**EXERCISE DIRECTIONS**
Extract each line of the material that follows exactly and omit its pictures.

[begin GIVEN DATA]

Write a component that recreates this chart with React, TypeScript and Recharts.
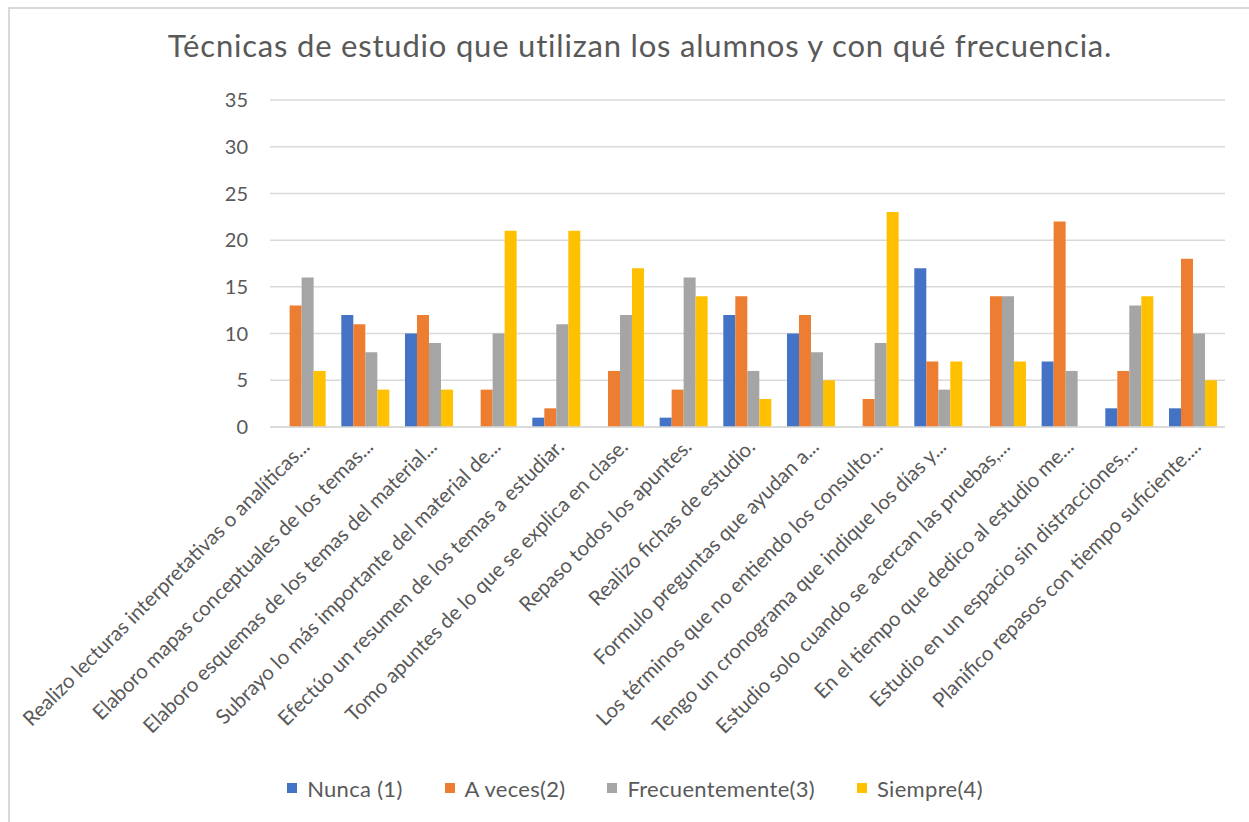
import React from "react";
import { BarChart, Bar, XAxis, YAxis, CartesianGrid, Legend } from "recharts";

const categories = [
  "Realizo lecturas interpretativas o analíticas...",
  "Elaboro mapas conceptuales de los temas...",
  "Elaboro esquemas de los temas del material...",
  "Subrayo lo más importante del material de...",
  "Efectúo un resumen de los temas a estudiar.",
  "Tomo apuntes de lo que se explica en clase.",
  "Repaso todos los apuntes.",
  "Realizo fichas de estudio.",
  "Formulo preguntas que ayudan a...",
  "Los términos que no entiendo los consulto...",
  "Tengo un cronograma que indique los días y...",
  "Estudio solo cuando se acercan las pruebas,...",
  "En el tiempo que dedico al estudio me...",
  "Estudio en un espacio sin distracciones,...",
  "Planifico repasos con tiempo suficiente....",
];

const nunca = [0, 12, 10, 0, 1, 0, 1, 12, 10, 0, 17, 0, 7, 2, 2];
const aVeces = [13, 11, 12, 4, 2, 6, 4, 14, 12, 3, 7, 14, 22, 6, 18];
const frecuentemente = [16, 8, 9, 10, 11, 12, 16, 6, 8, 9, 4, 14, 6, 13, 10];
const siempre = [6, 4, 4, 21, 21, 17, 14, 3, 5, 23, 7, 7, 0, 14, 5];

const yTicks = [0, 5, 10, 15, 20, 25, 30, 35];

const series = [
  { key: "nunca", name: "Nunca (1)", color: "#4472C4" },
  { key: "aVeces", name: "A veces(2)", color: "#ED7D31" },
  { key: "frecuentemente", name: "Frecuentemente(3)", color: "#A5A5A5" },
  { key: "siempre", name: "Siempre(4)", color: "#FFC000" },
];

const rows = categories.map((name, i) => ({
  name,
  nunca: nunca[i],
  aVeces: aVeces[i],
  frecuentemente: frecuentemente[i],
  siempre: siempre[i],
}));

const FONT = "Lato, 'Open Sans', sans-serif";
const TEXT = "#595959";

function AngledTick(props: any) {
  const { x, y, payload } = props;
  const tx = x + 9;
  const ty = y + 21;
  return (
    <text
      x={tx}
      y={ty}
      transform={`rotate(-45, ${tx}, ${ty})`}
      textAnchor="end"
      fill={TEXT}
      fontSize={20.5}
      fontFamily={FONT}
    >
      {payload.value}
    </text>
  );
}

function LegendRow() {
  return (
    <div style={{ height: 30, display: "flex", justifyContent: "center", alignItems: "center", gap: 42, fontFamily: FONT, fontSize: 22, letterSpacing: 0.3, color: TEXT, paddingLeft: 45 }}>
      {series.map((s) => (
        <div key={s.key} style={{ display: "flex", alignItems: "center" }}>
          <span style={{ display: "inline-block", width: 10, height: 10, background: s.color, marginRight: 10 }} />
          {s.name}
        </div>
      ))}
    </div>
  );
}

export default function App() {
  return (
    <div style={{ position: "absolute", left: 0, top: 0, width: 1249, height: 822, background: "#fff", overflow: "hidden" }}>
      <div style={{ position: "absolute", left: 8, top: 7, width: 1300, height: 900, borderTop: "2px solid #d9d9d9", borderLeft: "2px solid #d9d9d9" }} />
      <div style={{ position: "absolute", left: 0, top: 25, width: 1280, textAlign: "center", fontFamily: FONT, fontSize: 31, letterSpacing: 0.8, color: TEXT, lineHeight: "40px", whiteSpace: "nowrap" }}>
        Técnicas de estudio que utilizan los alumnos y con qué frecuencia.
      </div>
      <div style={{ position: "absolute", left: 0, top: 0 }}>
        <BarChart
          width={1249}
          height={822}
          data={rows}
          margin={{ top: 100, right: 24, left: 0, bottom: 19 }}
          barCategoryGap="12%"
          barGap={0}
        >
          <CartesianGrid vertical={false} stroke="#d9d9d9" strokeWidth={1.5} />
          <XAxis
            dataKey="name"
            interval={0}
            height={346}
            tickLine={false}
            tickSize={0}
            tickMargin={0}
            axisLine={{ stroke: "#d9d9d9", strokeWidth: 1.5 }}
            tick={<AngledTick />}
          />
          <YAxis
            width={270}
            domain={[0, 35]}
            ticks={yTicks}
            interval={0}
            axisLine={false}
            tickLine={false}
            tickSize={0}
            tickMargin={22}
            tick={{ fill: TEXT, fontSize: 20, fontFamily: FONT }}
          />
          <Legend verticalAlign="bottom" content={() => <LegendRow />} />
          {series.map((s) => (
            <Bar key={s.key} dataKey={s.key} name={s.name} fill={s.color} isAnimationActive={false} />
          ))}
        </BarChart>
      </div>
    </div>
  );
}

[end GIVEN DATA]

**OUTPUT**
Write a component that recreates this chart with React, TypeScript and Recharts.
import React from "react";
import { BarChart, Bar, XAxis, YAxis, CartesianGrid, Legend } from "recharts";

const categories = [
  "Realizo lecturas interpretativas o analíticas...",
  "Elaboro mapas conceptuales de los temas...",
  "Elaboro esquemas de los temas del material...",
  "Subrayo lo más importante del material de...",
  "Efectúo un resumen de los temas a estudiar.",
  "Tomo apuntes de lo que se explica en clase.",
  "Repaso todos los apuntes.",
  "Realizo fichas de estudio.",
  "Formulo preguntas que ayudan a...",
  "Los términos que no entiendo los consulto...",
  "Tengo un cronograma que indique los días y...",
  "Estudio solo cuando se acercan las pruebas,...",
  "En el tiempo que dedico al estudio me...",
  "Estudio en un espacio sin distracciones,...",
  "Planifico repasos con tiempo suficiente....",
];

const nunca = [0, 12, 10, 0, 1, 0, 1, 12, 10, 0, 17, 0, 7, 2, 2];
const aVeces = [13, 11, 12, 4, 2, 6, 4, 14, 12, 3, 7, 14, 22, 6, 18];
const frecuentemente = [16, 8, 9, 10, 11, 12, 16, 6, 8, 9, 4, 14, 6, 13, 10];
const siempre = [6, 4, 4, 21, 21, 17, 14, 3, 5, 23, 7, 7, 0, 14, 5];

const yTicks = [0, 5, 10, 15, 20, 25, 30, 35];

const series = [
  { key: "nunca", name: "Nunca (1)", color: "#4472C4" },
  { key: "aVeces", name: "A veces(2)", color: "#ED7D31" },
  { key: "frecuentemente", name: "Frecuentemente(3)", color: "#A5A5A5" },
  { key: "siempre", name: "Siempre(4)", color: "#FFC000" },
];

const rows = categories.map((name, i) => ({
  name,
  nunca: nunca[i],
  aVeces: aVeces[i],
  frecuentemente: frecuentemente[i],
  siempre: siempre[i],
}));

const FONT = "Lato, 'Open Sans', sans-serif";
const TEXT = "#595959";

function AngledTick(props: any) {
  const { x, y, payload } = props;
  const tx = x + 9;
  const ty = y + 21;
  return (
    <text
      x={tx}
      y={ty}
      transform={`rotate(-45, ${tx}, ${ty})`}
      textAnchor="end"
      fill={TEXT}
      fontSize={20.5}
      fontFamily={FONT}
    >
      {payload.value}
    </text>
  );
}

function LegendRow() {
  return (
    <div style={{ height: 30, display: "flex", justifyContent: "center", alignItems: "center", gap: 42, fontFamily: FONT, fontSize: 22, letterSpacing: 0.3, color: TEXT, paddingLeft: 45 }}>
      {series.map((s) => (
        <div key={s.key} style={{ display: "flex", alignItems: "center" }}>
          <span style={{ display: "inline-block", width: 10, height: 10, background: s.color, marginRight: 10 }} />
          {s.name}
        </div>
      ))}
    </div>
  );
}

export default function App() {
  return (
    <div style={{ position: "absolute", left: 0, top: 0, width: 1249, height: 822, background: "#fff", overflow: "hidden" }}>
      <div style={{ position: "absolute", left: 8, top: 7, width: 1300, height: 900, borderTop: "2px solid #d9d9d9", borderLeft: "2px solid #d9d9d9" }} />
      <div style={{ position: "absolute", left: 0, top: 25, width: 1280, textAlign: "center", fontFamily: FONT, fontSize: 31, letterSpacing: 0.8, color: TEXT, lineHeight: "40px", whiteSpace: "nowrap" }}>
        Técnicas de estudio que utilizan los alumnos y con qué frecuencia.
      </div>
      <div style={{ position: "absolute", left: 0, top: 0 }}>
        <BarChart
          width={1249}
          height={822}
          data={rows}
          margin={{ top: 100, right: 24, left: 0, bottom: 19 }}
          barCategoryGap="12%"
          barGap={0}
        >
          <CartesianGrid vertical={false} stroke="#d9d9d9" strokeWidth={1.5} />
          <XAxis
            dataKey="name"
            interval={0}
            height={346}
            tickLine={false}
            tickSize={0}
            tickMargin={0}
            axisLine={{ stroke: "#d9d9d9", strokeWidth: 1.5 }}
            tick={<AngledTick />}
          />
          <YAxis
            width={270}
            domain={[0, 35]}
            ticks={yTicks}
            interval={0}
            axisLine={false}
            tickLine={false}
            tickSize={0}
            tickMargin={22}
            tick={{ fill: TEXT, fontSize: 20, fontFamily: FONT }}
          />
          <Legend verticalAlign="bottom" content={() => <LegendRow />} />
          {series.map((s) => (
            <Bar key={s.key} dataKey={s.key} name={s.name} fill={s.color} isAnimationActive={false} />
          ))}
        </BarChart>
      </div>
    </div>
  );
}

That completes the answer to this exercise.